“Yüreğini avuçlarının içine almayı öğren...”
.
Sana başkalarını sev dediğimde; “bu sen başkalarına tahammül etmelisin, ya da bir başkasını sevmek için kendini zorlamalısın demek değil...
Sen kalbini açtığında ve onu sevecen ve güzel düşüncelerle doldurduğunda, kim olursa olsunlar temasta olduğun tüm ruhları sevmek istediğini anlayacaksın...
***
Bu “Benim“ evrensel sevgimin ayrımcılık tanımayan doğal akışıdır...
O sevilmesi gerekenler, ya da sevilmemesi gerekenler diye bir ayırım yapmaz...
Benim sevgim herkes ve her şey için aynıdır...
Sevgimin ne kadarını alıp almayacağın, senin seçimine kalmıştır...
Bu sevgiyi göstermekten çekinme...
Bu kişiliğin ötesinde, en yüksek ilahi plana aittir...
***
Yüreğini avuçlarının içine almayı öğren...
Ve sevgini bir başkasına göstermekten sakın utanma...
Sevgi evrendeki en büyük birleştirici unsurdur...
O yüzden sev, sev, sev...”
Eileen Caddy...
***
Eileen Caddy’nin gün be gün öğütler içeren bu çalışması yazıldıktan on yıllarca yıl sonra; yaşadığımız coğrafyada hayati derecede önem kazanıyor...
Bu coğrafyada son yıllarda insanların birbirlerine karşı yapmadıkları hiçbir şey kalmadı...
Etmedikleri hiçbir hakaret kalmadı...
En ağır küfürler edildi...
Cinnet geçirircesine birbirlerini aşağıladı insanlar, kirlettiler...
Ettikleri sözlerin; itibarsızlaştırmaların, aşağılamaların, hakaretlerin, linçlerin, suikastlerin, pusuların haddi hesabı yoktu...
O kadar çok, küfür, hakaret, aşağılama, linç ve suikast vardı ki, artık bir etkisi kalmadı...
***
Sonunda padişahın hikayesi gibi bir durum çıktı ortaya...
Padişah bir gün vezirini çağırır;
-”Halktan aldığım vergilere zam yapıyorum vezirim...” der...
-”Aman efendim...” der vezir;
“Halk zaten mutsuz... Savaştan yeni çıktık...”
Padişah güler...
-”Korkma sen... Biraz daha zaman geçsin... Sen vergileri biraz daha arttırırsın...”
Vezir çaresiz padişahın söylediğini yapar...
Vergileri arttırır...
Zamdan sonra padişah yine sorar;
-”Nedir durum?..”
-”Halk çok mutsuz kara kara düşünüyor...” cevabını verir vezir...
***
Padişah;
-”Sen bir arttırıma daha git vezirim...” der...

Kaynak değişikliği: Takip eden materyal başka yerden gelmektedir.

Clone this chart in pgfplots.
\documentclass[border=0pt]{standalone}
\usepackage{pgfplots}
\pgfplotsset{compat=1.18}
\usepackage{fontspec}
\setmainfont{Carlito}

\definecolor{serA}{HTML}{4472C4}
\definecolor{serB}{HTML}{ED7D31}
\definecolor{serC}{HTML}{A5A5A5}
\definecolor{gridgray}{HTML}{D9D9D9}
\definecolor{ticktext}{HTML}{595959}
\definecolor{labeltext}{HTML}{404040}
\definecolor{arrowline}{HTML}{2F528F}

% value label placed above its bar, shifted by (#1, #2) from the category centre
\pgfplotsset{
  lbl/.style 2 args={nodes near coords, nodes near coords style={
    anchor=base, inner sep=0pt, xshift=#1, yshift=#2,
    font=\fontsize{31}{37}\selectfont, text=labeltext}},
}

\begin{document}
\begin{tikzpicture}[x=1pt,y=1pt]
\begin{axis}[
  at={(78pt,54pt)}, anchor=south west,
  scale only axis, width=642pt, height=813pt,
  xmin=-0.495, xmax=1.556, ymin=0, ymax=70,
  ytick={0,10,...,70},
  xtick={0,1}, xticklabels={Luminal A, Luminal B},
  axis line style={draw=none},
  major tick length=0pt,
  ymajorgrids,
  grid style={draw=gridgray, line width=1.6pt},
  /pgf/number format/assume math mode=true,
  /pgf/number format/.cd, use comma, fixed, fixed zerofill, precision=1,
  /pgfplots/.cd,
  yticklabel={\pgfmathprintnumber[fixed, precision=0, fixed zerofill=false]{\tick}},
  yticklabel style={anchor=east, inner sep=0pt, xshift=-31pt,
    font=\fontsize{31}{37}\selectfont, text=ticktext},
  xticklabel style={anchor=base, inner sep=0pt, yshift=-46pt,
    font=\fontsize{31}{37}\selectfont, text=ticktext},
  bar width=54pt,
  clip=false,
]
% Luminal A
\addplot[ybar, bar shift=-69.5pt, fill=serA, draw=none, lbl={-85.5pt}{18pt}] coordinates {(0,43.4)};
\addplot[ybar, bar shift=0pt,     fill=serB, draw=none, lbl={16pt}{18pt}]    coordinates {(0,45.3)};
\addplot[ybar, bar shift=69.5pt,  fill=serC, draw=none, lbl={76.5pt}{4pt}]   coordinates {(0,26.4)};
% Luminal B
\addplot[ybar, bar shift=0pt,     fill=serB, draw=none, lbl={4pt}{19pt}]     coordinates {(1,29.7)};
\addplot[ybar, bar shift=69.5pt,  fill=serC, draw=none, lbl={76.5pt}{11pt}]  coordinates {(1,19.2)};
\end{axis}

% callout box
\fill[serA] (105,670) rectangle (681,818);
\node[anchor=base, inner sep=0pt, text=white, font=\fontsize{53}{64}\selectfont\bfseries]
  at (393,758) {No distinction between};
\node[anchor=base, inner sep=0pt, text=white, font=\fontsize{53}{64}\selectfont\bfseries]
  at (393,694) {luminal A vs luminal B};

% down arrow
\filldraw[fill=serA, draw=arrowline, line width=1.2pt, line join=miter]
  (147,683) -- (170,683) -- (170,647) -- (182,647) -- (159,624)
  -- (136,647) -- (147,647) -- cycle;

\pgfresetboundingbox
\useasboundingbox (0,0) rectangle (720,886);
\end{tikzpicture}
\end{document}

Vezir padişahın bir bildiği vardır diyerek, yine vergileri attırır...
Sonunda bakar ki, aylardır kara kara düşünen halk, bir anda hareketlenir, tazelenir, gülmeye ve oynamaya başlar...
-”Padişahım halk sokaklarda oynamaya başladı...” der vezir koşa koşa padişahına giderek...
Padişah vezirine “şimdi dur“ işareti yapar...
-”Şimdi durabilirsin artık...” der...
-”Bundan sonra yapacağın hiçbir şeyin etkisi olmaz...”
***
Bu coğrafyada yaşananlar, padişah, vezir ve zam öyküsünün çok ötesindeler aslında...
Bu coğrafyada her cenah, birbirine karş”linç“ uygulaya uygulaya; insanları öldüre öldüre; artık ölüm korkusunu da caydırıcılığını da yok ediyor...
“Bundan sonra ne olacaksa olsun“ duygusu insanların üzerine kesif bir sis gibi çöküyor...
Artık laflar ve suikastler caydırıcılıklarını kaybediyorlar...
Padişahın fıkrasındaki gibi, artık, insanlar oynama noktasına geliyorlar...
***
Bütün nefrete, kine, öfkeye, düşmanlığa karşı, dünya bilgelerinden; “alıntıladığım bu sevgi dolu satırları bıkmadan usanmadan yazmaya çalışıyorum...”
Bu topraklar; Allah’ın bahşettiği sevgiyi bir gün hissedip mutlu ve huzurlu olacak...
O zamana kadar; bugün ne oluyormuş gibi görünenin pek bir önemi yok...
Önemli olan, yarın ne olacağını bilmek...
Siz sevginizden vazgeçmeyin...
Asla...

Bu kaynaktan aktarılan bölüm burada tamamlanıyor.